Aim of the task>
All lines from the one with "What React, TypeScript" through the one with "const leftOracle = [[0.688, 81.22]];", and only those, are to be reproduced exactly, both ends included.

--- START Dataset rows ---

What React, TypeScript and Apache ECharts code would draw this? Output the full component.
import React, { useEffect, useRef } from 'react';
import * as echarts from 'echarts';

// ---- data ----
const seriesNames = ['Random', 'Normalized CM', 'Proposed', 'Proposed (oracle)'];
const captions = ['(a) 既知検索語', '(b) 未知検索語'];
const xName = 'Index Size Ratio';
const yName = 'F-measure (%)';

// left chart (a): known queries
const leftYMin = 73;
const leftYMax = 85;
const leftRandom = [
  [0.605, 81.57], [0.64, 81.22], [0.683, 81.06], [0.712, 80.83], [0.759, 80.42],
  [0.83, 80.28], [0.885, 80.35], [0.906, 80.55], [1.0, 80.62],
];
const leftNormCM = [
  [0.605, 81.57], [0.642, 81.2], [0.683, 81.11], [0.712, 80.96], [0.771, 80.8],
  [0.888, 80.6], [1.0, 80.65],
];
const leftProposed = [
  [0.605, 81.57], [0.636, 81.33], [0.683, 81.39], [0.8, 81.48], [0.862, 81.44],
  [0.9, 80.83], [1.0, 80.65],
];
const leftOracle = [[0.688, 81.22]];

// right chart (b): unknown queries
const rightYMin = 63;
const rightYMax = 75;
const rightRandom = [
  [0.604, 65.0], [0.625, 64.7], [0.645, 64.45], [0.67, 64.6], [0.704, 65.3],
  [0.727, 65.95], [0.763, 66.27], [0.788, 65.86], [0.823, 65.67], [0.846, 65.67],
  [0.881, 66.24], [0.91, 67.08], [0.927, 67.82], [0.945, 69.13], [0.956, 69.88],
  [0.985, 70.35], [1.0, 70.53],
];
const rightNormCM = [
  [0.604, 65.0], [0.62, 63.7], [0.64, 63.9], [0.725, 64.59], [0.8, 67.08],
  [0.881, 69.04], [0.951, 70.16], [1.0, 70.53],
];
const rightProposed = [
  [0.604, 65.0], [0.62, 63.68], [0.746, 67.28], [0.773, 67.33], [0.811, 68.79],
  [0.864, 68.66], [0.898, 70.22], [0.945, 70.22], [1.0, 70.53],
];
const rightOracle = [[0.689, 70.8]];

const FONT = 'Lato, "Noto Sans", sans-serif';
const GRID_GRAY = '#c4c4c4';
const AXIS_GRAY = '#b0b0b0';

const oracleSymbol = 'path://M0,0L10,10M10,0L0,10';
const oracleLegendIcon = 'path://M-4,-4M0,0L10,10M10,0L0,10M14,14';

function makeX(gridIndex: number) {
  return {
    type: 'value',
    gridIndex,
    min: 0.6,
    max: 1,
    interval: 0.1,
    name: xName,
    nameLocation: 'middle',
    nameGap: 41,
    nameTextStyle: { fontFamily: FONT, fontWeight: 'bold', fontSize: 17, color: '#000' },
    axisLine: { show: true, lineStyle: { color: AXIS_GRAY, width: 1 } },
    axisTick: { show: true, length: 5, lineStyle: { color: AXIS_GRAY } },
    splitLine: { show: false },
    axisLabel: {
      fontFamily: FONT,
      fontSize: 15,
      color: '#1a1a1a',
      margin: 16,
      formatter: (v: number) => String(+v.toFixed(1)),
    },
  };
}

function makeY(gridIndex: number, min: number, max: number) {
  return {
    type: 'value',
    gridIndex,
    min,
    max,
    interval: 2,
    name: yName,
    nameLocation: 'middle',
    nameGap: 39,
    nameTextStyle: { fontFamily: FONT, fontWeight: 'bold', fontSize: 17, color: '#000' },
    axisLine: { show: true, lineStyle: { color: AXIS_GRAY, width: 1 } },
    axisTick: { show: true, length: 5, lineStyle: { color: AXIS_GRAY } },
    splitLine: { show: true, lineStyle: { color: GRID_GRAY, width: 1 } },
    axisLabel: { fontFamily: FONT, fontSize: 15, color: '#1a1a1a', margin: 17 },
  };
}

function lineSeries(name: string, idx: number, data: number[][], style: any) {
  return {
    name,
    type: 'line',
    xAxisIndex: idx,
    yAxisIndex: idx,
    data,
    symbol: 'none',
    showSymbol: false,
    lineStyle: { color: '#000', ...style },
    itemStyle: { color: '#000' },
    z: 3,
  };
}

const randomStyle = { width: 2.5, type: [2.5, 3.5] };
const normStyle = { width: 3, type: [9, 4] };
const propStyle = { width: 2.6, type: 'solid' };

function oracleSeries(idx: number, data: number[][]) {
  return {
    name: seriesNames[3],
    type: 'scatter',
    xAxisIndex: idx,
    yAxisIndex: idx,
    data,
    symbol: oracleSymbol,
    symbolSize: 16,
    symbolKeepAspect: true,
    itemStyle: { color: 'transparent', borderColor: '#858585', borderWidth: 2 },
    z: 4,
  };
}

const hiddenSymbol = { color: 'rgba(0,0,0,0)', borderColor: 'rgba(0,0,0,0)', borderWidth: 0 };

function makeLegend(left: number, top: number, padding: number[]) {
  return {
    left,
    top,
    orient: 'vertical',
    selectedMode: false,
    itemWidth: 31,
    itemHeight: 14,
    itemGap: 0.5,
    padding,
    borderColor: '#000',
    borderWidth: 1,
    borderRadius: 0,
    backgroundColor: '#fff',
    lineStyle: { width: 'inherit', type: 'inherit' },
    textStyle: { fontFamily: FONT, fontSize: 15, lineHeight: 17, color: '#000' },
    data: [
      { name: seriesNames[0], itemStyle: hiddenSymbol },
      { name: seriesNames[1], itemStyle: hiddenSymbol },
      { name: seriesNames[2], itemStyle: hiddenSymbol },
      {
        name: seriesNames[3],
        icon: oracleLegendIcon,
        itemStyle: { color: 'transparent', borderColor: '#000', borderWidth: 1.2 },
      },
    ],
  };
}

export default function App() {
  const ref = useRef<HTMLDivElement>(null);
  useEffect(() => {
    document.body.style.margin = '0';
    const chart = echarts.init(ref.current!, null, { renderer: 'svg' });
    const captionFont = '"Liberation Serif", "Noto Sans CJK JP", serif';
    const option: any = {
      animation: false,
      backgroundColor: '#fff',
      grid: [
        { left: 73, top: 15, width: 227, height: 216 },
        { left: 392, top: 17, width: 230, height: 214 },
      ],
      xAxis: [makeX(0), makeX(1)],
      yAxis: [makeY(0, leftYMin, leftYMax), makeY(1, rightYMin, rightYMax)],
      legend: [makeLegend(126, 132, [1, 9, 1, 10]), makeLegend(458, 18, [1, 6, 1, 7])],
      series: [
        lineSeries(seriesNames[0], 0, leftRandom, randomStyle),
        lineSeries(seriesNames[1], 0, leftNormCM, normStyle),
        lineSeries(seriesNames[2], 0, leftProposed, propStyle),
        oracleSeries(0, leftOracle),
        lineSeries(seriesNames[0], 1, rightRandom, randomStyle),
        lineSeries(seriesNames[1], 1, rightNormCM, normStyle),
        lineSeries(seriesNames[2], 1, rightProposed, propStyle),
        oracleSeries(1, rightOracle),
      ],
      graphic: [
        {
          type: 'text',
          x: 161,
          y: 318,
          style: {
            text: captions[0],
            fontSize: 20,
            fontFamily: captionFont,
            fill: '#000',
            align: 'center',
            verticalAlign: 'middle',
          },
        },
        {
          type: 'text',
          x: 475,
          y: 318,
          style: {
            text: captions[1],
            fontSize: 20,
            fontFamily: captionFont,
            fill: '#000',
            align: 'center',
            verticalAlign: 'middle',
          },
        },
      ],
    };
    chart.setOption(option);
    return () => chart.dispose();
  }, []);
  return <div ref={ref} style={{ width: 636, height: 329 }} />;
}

--- END Dataset rows ---
--- START Dataset rows ---

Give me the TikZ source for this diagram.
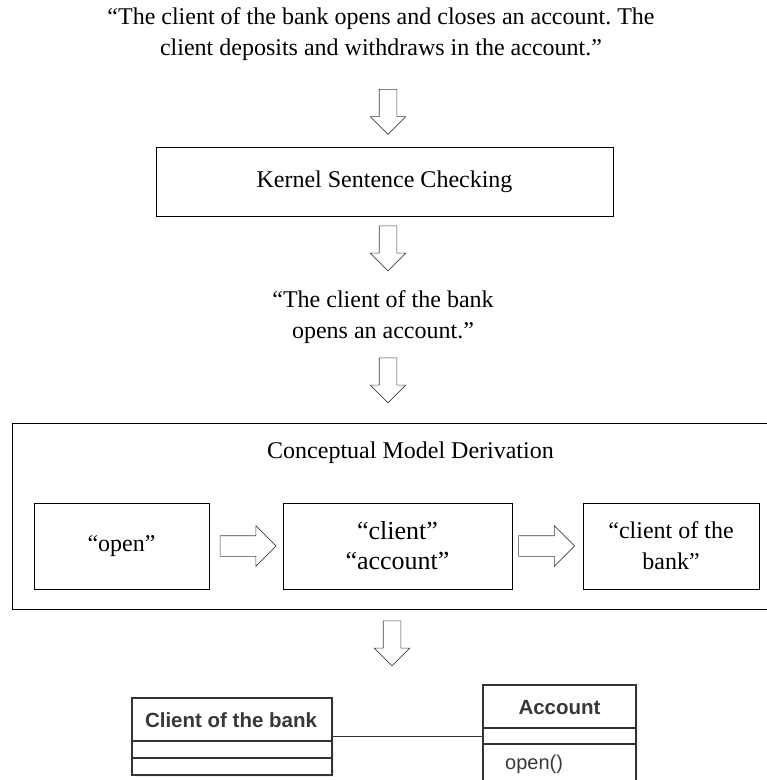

--- END Dataset rows ---

Result for this task>
What React, TypeScript and Apache ECharts code would draw this? Output the full component.
import React, { useEffect, useRef } from 'react';
import * as echarts from 'echarts';

// ---- data ----
const seriesNames = ['Random', 'Normalized CM', 'Proposed', 'Proposed (oracle)'];
const captions = ['(a) 既知検索語', '(b) 未知検索語'];
const xName = 'Index Size Ratio';
const yName = 'F-measure (%)';

// left chart (a): known queries
const leftYMin = 73;
const leftYMax = 85;
const leftRandom = [
  [0.605, 81.57], [0.64, 81.22], [0.683, 81.06], [0.712, 80.83], [0.759, 80.42],
  [0.83, 80.28], [0.885, 80.35], [0.906, 80.55], [1.0, 80.62],
];
const leftNormCM = [
  [0.605, 81.57], [0.642, 81.2], [0.683, 81.11], [0.712, 80.96], [0.771, 80.8],
  [0.888, 80.6], [1.0, 80.65],
];
const leftProposed = [
  [0.605, 81.57], [0.636, 81.33], [0.683, 81.39], [0.8, 81.48], [0.862, 81.44],
  [0.9, 80.83], [1.0, 80.65],
];
const leftOracle = [[0.688, 81.22]];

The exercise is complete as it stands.